Saturday, November 3, 2012

Pemilihan Bahasa dalam Pemakaiannya


A.     Pilihan Bahasa
Fasold (dalam Chaer, 2004:153) menyatakan dalam memikirkan bahasa hal pertama yang terbayang adalah “bahasa keseluruhan” (whole languages) ketika seseorang dalam masyarakat bilingual atau multilingual berbicara mengunakan dua bahasa atau lebih dan harus memilih bahasa mana yang harus digunakannya ketika berkomunikasi dengan orang lain.
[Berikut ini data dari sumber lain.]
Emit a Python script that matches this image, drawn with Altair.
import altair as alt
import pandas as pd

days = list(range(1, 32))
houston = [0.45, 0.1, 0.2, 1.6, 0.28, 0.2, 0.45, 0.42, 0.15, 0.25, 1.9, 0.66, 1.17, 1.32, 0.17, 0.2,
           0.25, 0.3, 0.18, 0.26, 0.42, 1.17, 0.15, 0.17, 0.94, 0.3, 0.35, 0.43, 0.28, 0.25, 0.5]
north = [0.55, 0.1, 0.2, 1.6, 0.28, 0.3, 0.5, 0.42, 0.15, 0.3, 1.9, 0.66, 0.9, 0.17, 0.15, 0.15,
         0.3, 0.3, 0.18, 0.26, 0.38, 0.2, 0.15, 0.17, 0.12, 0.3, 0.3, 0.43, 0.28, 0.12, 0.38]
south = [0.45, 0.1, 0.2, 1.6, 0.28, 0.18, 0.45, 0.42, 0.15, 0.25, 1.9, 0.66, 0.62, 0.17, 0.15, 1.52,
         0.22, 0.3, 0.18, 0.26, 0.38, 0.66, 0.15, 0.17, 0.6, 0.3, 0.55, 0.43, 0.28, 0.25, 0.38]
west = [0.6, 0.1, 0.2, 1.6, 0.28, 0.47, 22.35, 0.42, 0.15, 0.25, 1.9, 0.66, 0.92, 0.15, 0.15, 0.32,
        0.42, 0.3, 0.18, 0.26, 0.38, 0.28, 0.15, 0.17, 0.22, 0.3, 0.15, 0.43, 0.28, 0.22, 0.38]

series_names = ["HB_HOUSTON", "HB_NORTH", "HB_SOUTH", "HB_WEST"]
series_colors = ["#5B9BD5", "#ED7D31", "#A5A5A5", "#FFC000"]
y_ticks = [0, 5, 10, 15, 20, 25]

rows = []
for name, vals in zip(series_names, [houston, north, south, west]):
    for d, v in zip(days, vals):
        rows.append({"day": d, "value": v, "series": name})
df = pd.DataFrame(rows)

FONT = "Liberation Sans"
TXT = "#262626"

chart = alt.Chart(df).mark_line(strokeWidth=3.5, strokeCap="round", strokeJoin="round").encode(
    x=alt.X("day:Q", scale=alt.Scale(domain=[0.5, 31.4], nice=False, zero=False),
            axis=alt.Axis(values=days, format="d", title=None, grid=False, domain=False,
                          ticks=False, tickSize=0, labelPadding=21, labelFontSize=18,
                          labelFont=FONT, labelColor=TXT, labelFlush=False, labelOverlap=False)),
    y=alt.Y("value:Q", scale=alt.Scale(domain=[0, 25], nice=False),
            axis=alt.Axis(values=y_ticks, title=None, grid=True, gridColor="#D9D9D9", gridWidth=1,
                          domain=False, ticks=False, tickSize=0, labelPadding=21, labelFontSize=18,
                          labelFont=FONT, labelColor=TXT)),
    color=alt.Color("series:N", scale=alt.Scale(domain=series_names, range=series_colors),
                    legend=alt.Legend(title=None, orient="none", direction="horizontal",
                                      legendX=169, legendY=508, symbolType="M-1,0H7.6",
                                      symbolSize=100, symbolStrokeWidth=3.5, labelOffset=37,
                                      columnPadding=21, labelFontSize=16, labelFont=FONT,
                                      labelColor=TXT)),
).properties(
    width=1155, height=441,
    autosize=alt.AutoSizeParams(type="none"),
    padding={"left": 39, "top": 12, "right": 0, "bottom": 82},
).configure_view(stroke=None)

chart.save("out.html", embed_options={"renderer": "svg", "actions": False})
Misalnya, seseorang yang menguasai bahasa Jawa dan bahasa Indonesia harus memilih salah satu antara kedua bahasa itu ketika berbicara dengan orang lain dalam peristiwa komunikasi.
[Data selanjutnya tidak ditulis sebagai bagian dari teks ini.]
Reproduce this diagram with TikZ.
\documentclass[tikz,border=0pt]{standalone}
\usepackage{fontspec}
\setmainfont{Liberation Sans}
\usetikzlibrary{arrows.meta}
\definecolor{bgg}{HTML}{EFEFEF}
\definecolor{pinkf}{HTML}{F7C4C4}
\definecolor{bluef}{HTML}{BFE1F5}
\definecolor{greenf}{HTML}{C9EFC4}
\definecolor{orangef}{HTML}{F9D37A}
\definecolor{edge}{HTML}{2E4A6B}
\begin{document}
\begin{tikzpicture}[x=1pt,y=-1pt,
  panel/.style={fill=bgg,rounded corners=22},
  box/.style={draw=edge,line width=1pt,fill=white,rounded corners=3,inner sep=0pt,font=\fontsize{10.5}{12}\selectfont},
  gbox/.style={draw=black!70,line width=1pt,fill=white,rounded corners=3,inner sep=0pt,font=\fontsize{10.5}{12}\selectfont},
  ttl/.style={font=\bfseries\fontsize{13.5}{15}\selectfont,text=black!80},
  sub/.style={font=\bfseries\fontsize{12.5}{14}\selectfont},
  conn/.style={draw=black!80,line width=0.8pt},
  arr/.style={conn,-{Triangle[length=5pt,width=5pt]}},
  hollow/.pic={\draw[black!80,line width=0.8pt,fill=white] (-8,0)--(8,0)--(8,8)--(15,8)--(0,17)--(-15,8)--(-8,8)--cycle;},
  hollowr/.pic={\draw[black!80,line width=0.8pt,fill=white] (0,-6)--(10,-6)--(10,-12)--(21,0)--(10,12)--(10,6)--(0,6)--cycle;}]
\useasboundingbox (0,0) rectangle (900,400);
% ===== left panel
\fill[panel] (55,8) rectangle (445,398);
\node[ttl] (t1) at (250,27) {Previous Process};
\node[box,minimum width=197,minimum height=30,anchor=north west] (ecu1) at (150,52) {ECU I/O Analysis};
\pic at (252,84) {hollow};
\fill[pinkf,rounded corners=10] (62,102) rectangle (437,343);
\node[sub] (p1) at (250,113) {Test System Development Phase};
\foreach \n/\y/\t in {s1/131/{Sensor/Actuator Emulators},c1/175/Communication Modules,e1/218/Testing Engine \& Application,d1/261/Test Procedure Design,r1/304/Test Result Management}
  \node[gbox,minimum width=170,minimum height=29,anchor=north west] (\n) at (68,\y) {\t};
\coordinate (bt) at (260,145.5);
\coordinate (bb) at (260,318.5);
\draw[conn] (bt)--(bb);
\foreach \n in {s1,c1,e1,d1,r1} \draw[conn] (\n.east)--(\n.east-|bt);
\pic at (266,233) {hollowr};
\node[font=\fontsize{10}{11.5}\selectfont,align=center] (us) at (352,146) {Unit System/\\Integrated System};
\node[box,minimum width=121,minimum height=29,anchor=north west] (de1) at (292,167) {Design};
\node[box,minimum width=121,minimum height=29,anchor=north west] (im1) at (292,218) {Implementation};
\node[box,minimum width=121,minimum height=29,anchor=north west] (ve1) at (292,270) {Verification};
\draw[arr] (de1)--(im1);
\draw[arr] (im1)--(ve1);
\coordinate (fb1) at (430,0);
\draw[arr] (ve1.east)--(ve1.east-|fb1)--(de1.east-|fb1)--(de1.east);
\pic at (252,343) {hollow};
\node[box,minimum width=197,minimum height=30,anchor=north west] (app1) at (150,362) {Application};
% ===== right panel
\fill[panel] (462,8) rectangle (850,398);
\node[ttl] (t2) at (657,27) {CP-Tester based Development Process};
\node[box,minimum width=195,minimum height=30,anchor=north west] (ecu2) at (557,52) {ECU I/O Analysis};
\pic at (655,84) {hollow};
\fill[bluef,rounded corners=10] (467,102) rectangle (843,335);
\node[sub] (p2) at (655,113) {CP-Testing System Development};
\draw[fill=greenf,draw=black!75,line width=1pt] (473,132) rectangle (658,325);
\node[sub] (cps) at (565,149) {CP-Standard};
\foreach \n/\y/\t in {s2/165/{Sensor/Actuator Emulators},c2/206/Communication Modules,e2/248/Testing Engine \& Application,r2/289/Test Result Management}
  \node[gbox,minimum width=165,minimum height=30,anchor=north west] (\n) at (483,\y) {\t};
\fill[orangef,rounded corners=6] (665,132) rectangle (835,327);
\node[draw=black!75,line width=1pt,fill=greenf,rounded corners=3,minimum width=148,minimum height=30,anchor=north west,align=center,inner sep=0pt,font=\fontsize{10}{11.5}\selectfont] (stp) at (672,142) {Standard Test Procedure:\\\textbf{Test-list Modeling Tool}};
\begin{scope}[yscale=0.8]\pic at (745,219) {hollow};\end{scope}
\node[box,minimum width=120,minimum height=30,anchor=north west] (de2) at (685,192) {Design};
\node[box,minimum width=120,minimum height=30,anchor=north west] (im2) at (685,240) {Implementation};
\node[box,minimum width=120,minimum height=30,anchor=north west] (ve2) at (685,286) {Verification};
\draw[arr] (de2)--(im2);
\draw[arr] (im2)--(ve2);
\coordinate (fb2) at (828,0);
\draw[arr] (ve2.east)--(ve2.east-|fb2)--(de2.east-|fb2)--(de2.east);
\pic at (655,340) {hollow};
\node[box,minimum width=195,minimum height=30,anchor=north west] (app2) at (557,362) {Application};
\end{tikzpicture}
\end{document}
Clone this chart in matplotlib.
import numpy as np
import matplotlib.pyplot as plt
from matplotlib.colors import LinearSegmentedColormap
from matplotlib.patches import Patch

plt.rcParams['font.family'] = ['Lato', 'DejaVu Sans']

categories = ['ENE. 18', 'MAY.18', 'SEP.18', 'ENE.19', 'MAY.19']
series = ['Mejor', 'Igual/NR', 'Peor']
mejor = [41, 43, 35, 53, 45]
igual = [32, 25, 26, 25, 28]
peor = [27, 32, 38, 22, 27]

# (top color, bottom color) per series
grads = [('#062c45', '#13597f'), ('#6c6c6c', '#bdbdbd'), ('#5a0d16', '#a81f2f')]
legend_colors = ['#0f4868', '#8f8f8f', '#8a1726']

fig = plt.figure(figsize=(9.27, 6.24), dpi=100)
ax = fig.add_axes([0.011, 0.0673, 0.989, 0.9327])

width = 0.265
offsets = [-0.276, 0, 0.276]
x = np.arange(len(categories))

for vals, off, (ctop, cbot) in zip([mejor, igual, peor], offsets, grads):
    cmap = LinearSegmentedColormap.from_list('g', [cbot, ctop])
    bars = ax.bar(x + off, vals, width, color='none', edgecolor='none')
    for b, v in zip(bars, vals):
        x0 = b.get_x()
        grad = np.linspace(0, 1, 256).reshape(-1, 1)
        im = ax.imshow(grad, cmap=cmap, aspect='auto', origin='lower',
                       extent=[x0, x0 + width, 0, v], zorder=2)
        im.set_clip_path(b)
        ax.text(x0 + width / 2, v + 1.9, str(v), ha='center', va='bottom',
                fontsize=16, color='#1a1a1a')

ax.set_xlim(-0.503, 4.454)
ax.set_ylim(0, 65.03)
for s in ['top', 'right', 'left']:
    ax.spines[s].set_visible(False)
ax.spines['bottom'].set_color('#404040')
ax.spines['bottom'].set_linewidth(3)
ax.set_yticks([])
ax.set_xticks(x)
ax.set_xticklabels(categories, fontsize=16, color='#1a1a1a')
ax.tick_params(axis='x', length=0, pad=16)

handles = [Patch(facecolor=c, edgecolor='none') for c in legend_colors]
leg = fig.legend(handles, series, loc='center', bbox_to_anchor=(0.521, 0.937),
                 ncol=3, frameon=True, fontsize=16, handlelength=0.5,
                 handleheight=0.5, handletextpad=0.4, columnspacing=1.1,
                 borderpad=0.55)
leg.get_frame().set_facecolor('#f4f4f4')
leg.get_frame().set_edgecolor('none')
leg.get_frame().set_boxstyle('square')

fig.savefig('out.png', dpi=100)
Dalam pemilihan bahasa ada tiga jenis pilihan bahasa, yaitu alih kode, campur kode, dan memilih variasi bahasa yang sama. Di Indonesia digunakan tiga bahasa, yaitu bahasa Indonesia, bahasa Daerah, dan bahasa Asing. Bahasa Indonesia digunakan dalam komunikasi antarsuku, bahasa pengantar dalam pendidikan, dan surat-menyurat dinas. Bahasa Daerah digunakan dalam upacara pernikahan, percakapan dengan orang tua, dan komunikasi antarpenutur sedaerah. Sedangkan bahasa Asing digunakan untuk komunikasi antarbangsa atau untuk keperluan-keperluan tertentu yang menyangkut intelekutor orang asing (Chaer, 2004:154-155).
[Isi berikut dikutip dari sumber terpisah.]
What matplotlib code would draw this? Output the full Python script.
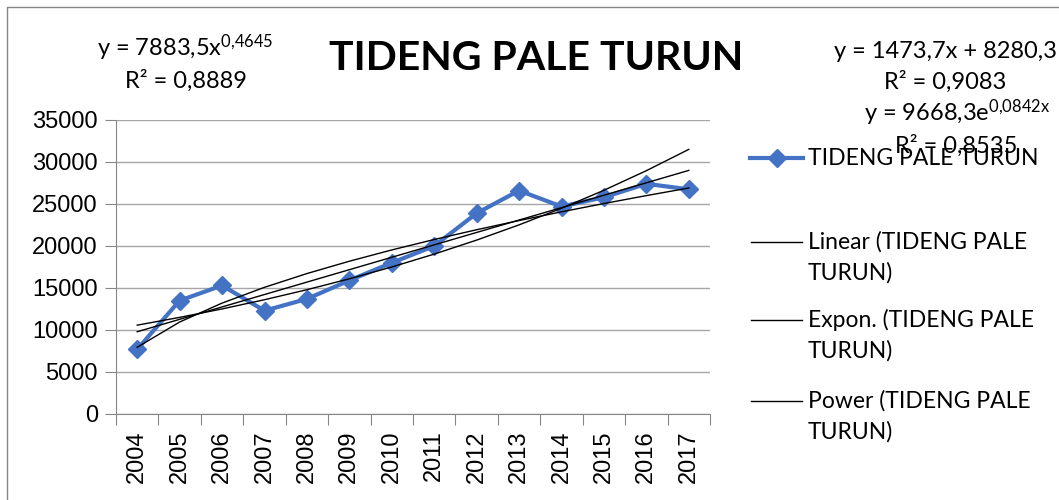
import matplotlib
matplotlib.use("Agg")
import matplotlib.pyplot as plt
import numpy as np
from matplotlib.lines import Line2D

plt.rcParams['mathtext.fontset'] = 'custom'
plt.rcParams['mathtext.rm'] = 'Lato'
plt.rcParams['mathtext.it'] = 'Lato'

years = ['2004', '2005', '2006', '2007', '2008', '2009', '2010',
         '2011', '2012', '2013', '2014', '2015', '2016', '2017']
values = [7700, 13500, 15300, 12300, 13700, 15900, 18000,
          20000, 23900, 26600, 24700, 25800, 27400, 26750]
series_name = 'TIDENG PALE TURUN'
eq_power = ['y = 7883,5x$^{0{,}4645}$', 'R² = 0,8889']
eq_linear = ['y = 1473,7x + 8280,3', 'R² = 0,9083']
eq_expon = ['y = 9668,3e$^{0{,}0842x}$', 'R² = 0,8535']

W, H = 1059, 500
fig = plt.figure(figsize=(W / 100, H / 100), dpi=100)


def fx(px):
    return px / W


def fy(py):
    return 1 - py / H


ax = fig.add_axes([fx(116), fy(414), fx(710) - fx(116), fy(120) - fy(414)])

x = np.arange(1, len(years) + 1)
y = np.array(values, dtype=float)

# trendlines like excel: linear, exponential, power
a, b = np.polyfit(x, y, 1)
ke, le = np.polyfit(x, np.log(y), 1)
kp, lp = np.polyfit(np.log(x), np.log(y), 1)
ax.plot(x, a * x + b, color='black', lw=1, zorder=3)
ax.plot(x, np.exp(le) * np.exp(ke * x), color='black', lw=1, zorder=3)
ax.plot(x, np.exp(lp) * x ** kp, color='black', lw=1, zorder=3)

ax.plot(x, y, color='#4472C4', lw=3, marker='D', markersize=9, zorder=2)

ax.set_xlim(0.5, len(years) + 0.5)
ax.set_ylim(0, 35000)
ax.set_yticks(np.arange(0, 35001, 5000))
ax.set_xticks(np.arange(0.5, len(years) + 1, 1))
ax.set_xticklabels([])
ax.set_xticks(x, minor=True)
ax.set_xticklabels(years, minor=True, rotation=90, fontsize=17,
                   family='Liberation Sans')
ax.tick_params(axis='x', which='minor', length=0, pad=12)
ax.tick_params(axis='x', which='major', length=8, color='#868686')
ax.tick_params(axis='y', length=8, color='#868686', labelsize=17, pad=5)
for lab in ax.get_yticklabels():
    lab.set_family('Liberation Sans')
ax.grid(axis='y', color='#A6A6A6', lw=1)
ax.set_axisbelow(True)
for s in ['top', 'right']:
    ax.spines[s].set_visible(False)
for s in ['left', 'bottom']:
    ax.spines[s].set_color('#868686')

fig.text(fx(536), fy(58), series_name, ha='center', va='center',
         fontsize=29.5, fontweight='bold', family='Lato')

tf = dict(ha='center', va='center', fontsize=17, family='Lato')
fig.text(fx(185), fy(48), eq_power[0], **tf)
fig.text(fx(186), fy(81), eq_power[1], **tf)
fig.text(fx(945), fy(52), eq_linear[0], **tf)
fig.text(fx(945), fy(82), eq_linear[1], **tf)
fig.text(fx(957), fy(113), eq_expon[0], **tf)
fig.text(fx(956), fy(146), eq_expon[1], **tf)

# legend
lf = dict(ha='left', va='center', fontsize=16.5, family='Lato')
fig.add_artist(Line2D([fx(750), fx(803)], [fy(158), fy(158)], color='#4472C4',
                      lw=3, transform=fig.transFigure))
fig.add_artist(Line2D([fx(777)], [fy(158)], color='#4472C4', marker='D',
                      markersize=9, transform=fig.transFigure))
fig.text(fx(808), fy(158), series_name, **lf)
for yy, lab in [(242, 'Linear'), (320, 'Expon.'), (401, 'Power')]:
    fig.add_artist(Line2D([fx(751), fx(802)], [fy(yy), fy(yy)], color='black',
                          lw=1, transform=fig.transFigure))
    fig.text(fx(808), fy(yy), lab + ' (TIDENG PALE', **lf)
    fig.text(fx(808), fy(yy + 31), 'TURUN)', **lf)

# chart border (only top and left visible)
fig.add_artist(Line2D([fx(7), fx(7), fx(W + 5)], [fy(H + 5), fy(7), fy(7)],
                      color='#868686', lw=1, transform=fig.transFigure))

fig.savefig('out.png', dpi=100)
Bahasa Indonesia sebagai bahasa nasional negara digunakan untuk komunikasi antarsuku dan intrasuku. Penggunaan bahasa Indonesia lebih sering digunakan daripada bahasa Daerah, karena bahasa Indonesia lebih sederhana dan mudah dipelajari. Akan tetapi, sekarang telah mucul bahasa baru yaitu percampuran antara bahasa Indonesia dengan bahasa Daerah. Misalnya, bahasa Indonesia dengan bahasa Jawa menjadi bahasa Indonesia kejawa-jawaan yang biasa digunakan di Jombang. Seperti yang dilaporkan Moeliono dan Koentjaraningrat (dalam Chaer, 2004:160) menyatakan bahwa, kebanyakan orang Indonesia belum memiliki sikap positif terhadap bahasa nasionalnya.
a.      Alih Kode
Alih kode (code-switching) adalah suatu perilaku berbahasa seseorang dari satu bahasa ke dalam bahasa lain. Jadi, seseorang itu merubah bahasa yang digunakan sebelumnya ke dalam bahasa yang lain. Menurut Appel (dalam Chaer, 2004:107) alih kode sebagai, “gejala peralihan pemakaian bahasa karena berubahnya situasi”. Sebagai contoh, percakapan atara dua orang Sunda yang awalnya menggunakan bahasa Sunda berubah situasi menggunakan bahasa Indonesia ketika datang teman mereka yang berasal dari Batak. Secara sosial perubahan dalam pemakaian bahasa yang dilakukan oleh dua orang Sunda tersebut memang harus dilakukan sebab tidak etis secara sosial untuk tetap menggunakan bahasa Sunda yang tidak dimengerti oleh teman mereka dari Batak. Oleh karena itu, alih kode juga mempunyai fungsi sosial.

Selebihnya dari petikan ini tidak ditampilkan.